The Council of the European Union has released a report into the role of voluntary activities in social policy, concluding that “volunteering activities can not replace the overall responsibility of the state to ensure and provide economic, social and cultural rights”.
The message was one of 39 points highlighted for consideration by the European Commission in the Council’s report issued on Monday (3 October) following its latest employment, social policy, health and consumer affairs council meeting.
The report coincides with a Directory of Social Change survey which reveals that charities in the UK believe there has been very little increase in volunteering as a result of the Big Society agenda, the UK government's unprecedented decentralisation strategy.
Only 5 per cent of respondents to the survey of 500 charities thought that more people were volunteering as a result of the Big Society, while 95 per cent concluded they were not. Rather, comments left by respondents suggested a belief that unemployment was likely to be a greater driver in increasing volunteering.
But the EU Council report warned that voluntary activities "should by no means replace (paid employment)" and "should not encourage employees' reduction of working time or withdrawal from the labour market".
However volunteering should be encouraged for its contribution to the growth and strengthening of social capital and as a catalyst for social change, it said.
DSC’s research project manager Tom Traynor said the government “has its work cut out” to boost volunteering via the Big Society remit, which Prime Minister David Cameron highlights as a shift in responsibility from government to communities. Launching the Big Society in Liverpool on 19 July 2010, Cameron said: “You can call it liberalism. You can call it empowerment. You can call it freedom. You can call it responsibility. I call it the Big Society.

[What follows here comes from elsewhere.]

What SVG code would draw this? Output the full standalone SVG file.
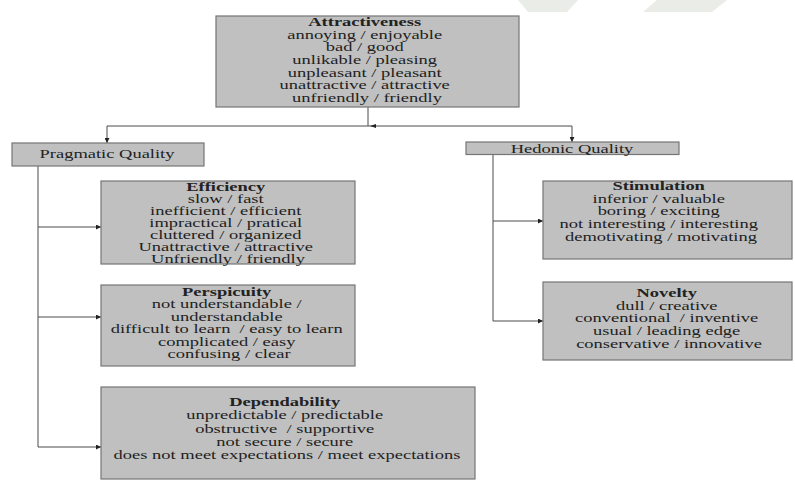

“The Big Society is about a huge culture change...where people, in their everyday lives, in their homes, in their neighbourhoods, in their workplace…don’t always turn to officials, local authorities or central government for answers to the problems they face…but instead feel both free and powerful enough to help themselves and their own communities.
“It’s about people setting up great new schools. Businesses helping people getting trained for work. Charities working to rehabilitate offenders.”
Barriers to volunteering
But the EU Council report highlights unequal supportive conditions at local, regional, national and European level as an existing barrier to unleashing the full potential of voluntary activity.
It invites the European Commission, and the UK as a member state, to “promote favourable conditions for developing voluntary activities” and to “support the development of civil society organisations (as key promoters of voluntary activities) at local, regional, national and European levels…”
The EU Council report is released as part of the European Year of Volunteering and bolsters previous recommendations for increasing volunteering such as the introduction of a European Volunteering Skills Passport and the promotion of e-volunteering as an innovation in volunteering.